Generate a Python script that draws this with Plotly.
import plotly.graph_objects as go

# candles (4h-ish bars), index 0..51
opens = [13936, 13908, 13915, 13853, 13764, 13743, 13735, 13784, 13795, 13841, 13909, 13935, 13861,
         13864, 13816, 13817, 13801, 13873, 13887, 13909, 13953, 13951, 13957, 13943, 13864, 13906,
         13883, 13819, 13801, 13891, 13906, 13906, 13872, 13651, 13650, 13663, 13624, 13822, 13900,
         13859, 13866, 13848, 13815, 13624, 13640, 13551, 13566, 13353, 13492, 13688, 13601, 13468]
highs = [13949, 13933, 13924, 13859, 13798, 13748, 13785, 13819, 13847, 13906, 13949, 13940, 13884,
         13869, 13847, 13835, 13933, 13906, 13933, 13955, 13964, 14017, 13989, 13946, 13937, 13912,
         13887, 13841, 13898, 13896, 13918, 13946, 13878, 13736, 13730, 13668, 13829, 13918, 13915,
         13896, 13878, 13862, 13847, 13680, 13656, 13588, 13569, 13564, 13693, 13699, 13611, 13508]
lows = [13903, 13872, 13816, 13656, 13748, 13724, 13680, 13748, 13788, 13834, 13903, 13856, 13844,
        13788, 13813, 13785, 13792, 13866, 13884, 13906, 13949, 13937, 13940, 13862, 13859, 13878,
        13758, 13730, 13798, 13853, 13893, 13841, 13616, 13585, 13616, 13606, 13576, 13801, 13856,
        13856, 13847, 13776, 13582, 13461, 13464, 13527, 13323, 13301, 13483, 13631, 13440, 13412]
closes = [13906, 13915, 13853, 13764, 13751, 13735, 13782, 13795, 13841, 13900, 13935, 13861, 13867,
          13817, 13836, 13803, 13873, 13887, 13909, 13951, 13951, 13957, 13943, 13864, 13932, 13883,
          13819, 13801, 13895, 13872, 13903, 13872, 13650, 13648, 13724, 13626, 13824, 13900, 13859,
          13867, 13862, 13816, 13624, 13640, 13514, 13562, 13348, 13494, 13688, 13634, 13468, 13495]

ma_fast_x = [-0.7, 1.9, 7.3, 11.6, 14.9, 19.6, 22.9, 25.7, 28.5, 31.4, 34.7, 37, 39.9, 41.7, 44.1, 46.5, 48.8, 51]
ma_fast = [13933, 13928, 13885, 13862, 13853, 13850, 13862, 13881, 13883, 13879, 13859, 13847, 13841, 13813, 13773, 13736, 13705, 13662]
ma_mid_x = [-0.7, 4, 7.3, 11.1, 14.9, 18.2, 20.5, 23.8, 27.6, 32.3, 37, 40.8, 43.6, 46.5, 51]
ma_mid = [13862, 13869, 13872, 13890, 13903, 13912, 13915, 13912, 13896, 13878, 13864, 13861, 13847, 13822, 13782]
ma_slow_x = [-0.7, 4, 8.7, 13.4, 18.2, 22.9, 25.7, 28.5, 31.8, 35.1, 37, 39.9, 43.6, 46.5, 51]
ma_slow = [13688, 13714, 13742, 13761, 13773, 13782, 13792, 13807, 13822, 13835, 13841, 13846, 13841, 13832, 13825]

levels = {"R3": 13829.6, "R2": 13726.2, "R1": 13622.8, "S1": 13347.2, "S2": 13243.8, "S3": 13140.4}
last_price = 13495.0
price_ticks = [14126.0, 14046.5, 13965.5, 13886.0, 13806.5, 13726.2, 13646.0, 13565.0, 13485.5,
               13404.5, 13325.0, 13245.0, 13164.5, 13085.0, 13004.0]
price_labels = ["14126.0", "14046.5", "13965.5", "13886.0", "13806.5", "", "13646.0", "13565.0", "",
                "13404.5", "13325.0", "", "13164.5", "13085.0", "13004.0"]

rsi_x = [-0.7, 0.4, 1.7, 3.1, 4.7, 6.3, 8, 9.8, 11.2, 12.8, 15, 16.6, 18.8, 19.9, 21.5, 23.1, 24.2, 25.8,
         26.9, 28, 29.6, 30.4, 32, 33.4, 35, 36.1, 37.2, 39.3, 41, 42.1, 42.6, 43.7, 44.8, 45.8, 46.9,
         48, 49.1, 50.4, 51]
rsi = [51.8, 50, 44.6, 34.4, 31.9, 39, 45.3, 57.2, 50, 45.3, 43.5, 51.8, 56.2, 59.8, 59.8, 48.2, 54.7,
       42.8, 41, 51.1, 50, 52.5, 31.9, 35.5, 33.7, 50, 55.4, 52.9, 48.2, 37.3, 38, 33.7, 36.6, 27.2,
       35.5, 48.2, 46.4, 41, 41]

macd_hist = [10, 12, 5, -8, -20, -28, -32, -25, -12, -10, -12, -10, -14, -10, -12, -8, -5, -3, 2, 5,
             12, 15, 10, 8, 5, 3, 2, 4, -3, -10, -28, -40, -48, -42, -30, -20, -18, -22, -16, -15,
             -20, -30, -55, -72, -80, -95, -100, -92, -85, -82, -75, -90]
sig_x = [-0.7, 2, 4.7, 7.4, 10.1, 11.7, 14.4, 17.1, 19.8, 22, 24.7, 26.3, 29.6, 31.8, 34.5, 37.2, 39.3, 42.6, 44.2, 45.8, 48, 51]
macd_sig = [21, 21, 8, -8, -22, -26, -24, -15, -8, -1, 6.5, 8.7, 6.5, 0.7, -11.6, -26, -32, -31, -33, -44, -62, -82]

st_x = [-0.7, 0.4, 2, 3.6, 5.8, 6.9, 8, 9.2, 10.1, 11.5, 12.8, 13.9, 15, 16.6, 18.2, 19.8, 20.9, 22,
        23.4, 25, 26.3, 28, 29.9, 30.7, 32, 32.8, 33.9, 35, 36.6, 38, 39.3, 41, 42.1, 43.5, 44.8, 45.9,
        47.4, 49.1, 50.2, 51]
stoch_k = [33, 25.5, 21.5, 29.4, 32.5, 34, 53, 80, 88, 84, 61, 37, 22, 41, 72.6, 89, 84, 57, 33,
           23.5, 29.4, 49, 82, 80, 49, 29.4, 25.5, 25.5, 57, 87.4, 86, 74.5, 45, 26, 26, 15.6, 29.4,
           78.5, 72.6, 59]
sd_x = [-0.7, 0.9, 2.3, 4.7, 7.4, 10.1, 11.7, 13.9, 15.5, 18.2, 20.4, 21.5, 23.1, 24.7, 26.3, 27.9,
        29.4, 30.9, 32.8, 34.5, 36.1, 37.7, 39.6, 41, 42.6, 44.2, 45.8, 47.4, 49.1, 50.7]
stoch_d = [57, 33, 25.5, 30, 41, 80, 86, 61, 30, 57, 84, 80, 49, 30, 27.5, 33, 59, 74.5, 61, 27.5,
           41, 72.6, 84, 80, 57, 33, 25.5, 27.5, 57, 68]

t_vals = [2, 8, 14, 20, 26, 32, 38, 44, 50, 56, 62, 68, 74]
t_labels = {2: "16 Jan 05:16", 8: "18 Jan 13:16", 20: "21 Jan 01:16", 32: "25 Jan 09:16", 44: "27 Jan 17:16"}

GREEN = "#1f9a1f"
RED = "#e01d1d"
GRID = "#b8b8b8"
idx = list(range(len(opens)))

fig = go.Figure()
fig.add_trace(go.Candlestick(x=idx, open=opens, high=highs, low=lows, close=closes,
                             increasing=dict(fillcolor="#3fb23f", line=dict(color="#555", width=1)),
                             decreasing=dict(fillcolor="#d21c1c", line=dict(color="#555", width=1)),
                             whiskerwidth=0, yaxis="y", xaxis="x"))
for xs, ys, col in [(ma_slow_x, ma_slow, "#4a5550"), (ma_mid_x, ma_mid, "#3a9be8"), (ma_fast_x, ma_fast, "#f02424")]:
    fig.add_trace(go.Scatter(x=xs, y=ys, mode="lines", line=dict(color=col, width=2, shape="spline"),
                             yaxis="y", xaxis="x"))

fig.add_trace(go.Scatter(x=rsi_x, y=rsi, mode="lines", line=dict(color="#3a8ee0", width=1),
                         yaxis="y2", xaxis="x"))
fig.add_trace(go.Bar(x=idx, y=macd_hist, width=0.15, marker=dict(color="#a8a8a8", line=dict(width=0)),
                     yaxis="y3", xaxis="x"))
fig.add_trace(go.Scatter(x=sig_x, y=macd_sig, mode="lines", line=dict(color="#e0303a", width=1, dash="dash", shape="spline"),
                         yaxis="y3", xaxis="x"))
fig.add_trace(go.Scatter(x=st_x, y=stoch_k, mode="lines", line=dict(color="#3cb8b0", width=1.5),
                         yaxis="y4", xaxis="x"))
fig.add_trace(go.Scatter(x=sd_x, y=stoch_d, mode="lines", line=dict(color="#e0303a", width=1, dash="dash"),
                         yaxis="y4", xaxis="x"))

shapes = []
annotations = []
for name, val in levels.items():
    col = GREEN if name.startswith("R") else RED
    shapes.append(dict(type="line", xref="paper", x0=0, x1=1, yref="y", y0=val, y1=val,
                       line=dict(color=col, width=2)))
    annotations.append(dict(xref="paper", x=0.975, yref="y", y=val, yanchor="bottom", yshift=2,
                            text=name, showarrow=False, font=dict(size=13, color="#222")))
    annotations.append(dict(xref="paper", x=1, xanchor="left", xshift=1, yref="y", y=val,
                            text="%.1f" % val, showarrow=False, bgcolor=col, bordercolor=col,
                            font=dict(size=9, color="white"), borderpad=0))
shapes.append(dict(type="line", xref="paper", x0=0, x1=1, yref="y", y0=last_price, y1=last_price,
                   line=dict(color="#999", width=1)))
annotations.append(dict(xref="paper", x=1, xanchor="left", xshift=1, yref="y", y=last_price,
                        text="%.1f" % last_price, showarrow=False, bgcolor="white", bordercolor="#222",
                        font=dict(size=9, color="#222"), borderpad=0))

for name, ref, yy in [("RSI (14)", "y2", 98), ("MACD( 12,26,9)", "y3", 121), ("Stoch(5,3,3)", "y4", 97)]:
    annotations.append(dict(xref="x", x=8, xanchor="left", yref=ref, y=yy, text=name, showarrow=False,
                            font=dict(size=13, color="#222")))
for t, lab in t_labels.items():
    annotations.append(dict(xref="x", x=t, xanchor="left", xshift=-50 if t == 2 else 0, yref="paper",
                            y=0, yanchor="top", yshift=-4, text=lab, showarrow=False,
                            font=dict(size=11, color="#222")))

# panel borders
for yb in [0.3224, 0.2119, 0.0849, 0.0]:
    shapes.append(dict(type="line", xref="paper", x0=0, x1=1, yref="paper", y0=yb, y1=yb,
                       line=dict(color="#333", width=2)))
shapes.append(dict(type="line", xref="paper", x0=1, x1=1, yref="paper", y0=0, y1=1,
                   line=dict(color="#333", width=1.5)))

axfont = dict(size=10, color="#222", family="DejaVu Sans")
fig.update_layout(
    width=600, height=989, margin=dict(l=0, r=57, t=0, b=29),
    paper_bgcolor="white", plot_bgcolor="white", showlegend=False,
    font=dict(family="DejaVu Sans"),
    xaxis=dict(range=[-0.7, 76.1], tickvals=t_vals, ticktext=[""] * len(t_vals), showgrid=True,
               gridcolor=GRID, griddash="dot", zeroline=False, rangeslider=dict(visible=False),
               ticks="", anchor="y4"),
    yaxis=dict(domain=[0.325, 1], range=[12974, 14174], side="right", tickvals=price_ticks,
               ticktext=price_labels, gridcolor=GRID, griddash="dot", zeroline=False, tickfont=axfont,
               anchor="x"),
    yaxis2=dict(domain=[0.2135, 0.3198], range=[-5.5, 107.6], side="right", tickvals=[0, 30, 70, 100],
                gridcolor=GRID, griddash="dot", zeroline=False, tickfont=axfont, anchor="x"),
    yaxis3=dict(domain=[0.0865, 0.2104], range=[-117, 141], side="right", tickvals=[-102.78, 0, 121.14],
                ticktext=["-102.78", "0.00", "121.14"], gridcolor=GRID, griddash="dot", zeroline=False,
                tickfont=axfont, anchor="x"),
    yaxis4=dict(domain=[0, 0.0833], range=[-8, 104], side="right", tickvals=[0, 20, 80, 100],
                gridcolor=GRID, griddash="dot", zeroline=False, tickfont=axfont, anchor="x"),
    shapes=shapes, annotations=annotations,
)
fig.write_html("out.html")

- [WHAT THE TASK REQUIRES]
What you return should be the lines from the start of the data through the line with "import plotly.graph_objects as go", quoted exactly and nothing more.

- [FINISHED TASK]
Generate a Python script that draws this with Plotly.
import plotly.graph_objects as go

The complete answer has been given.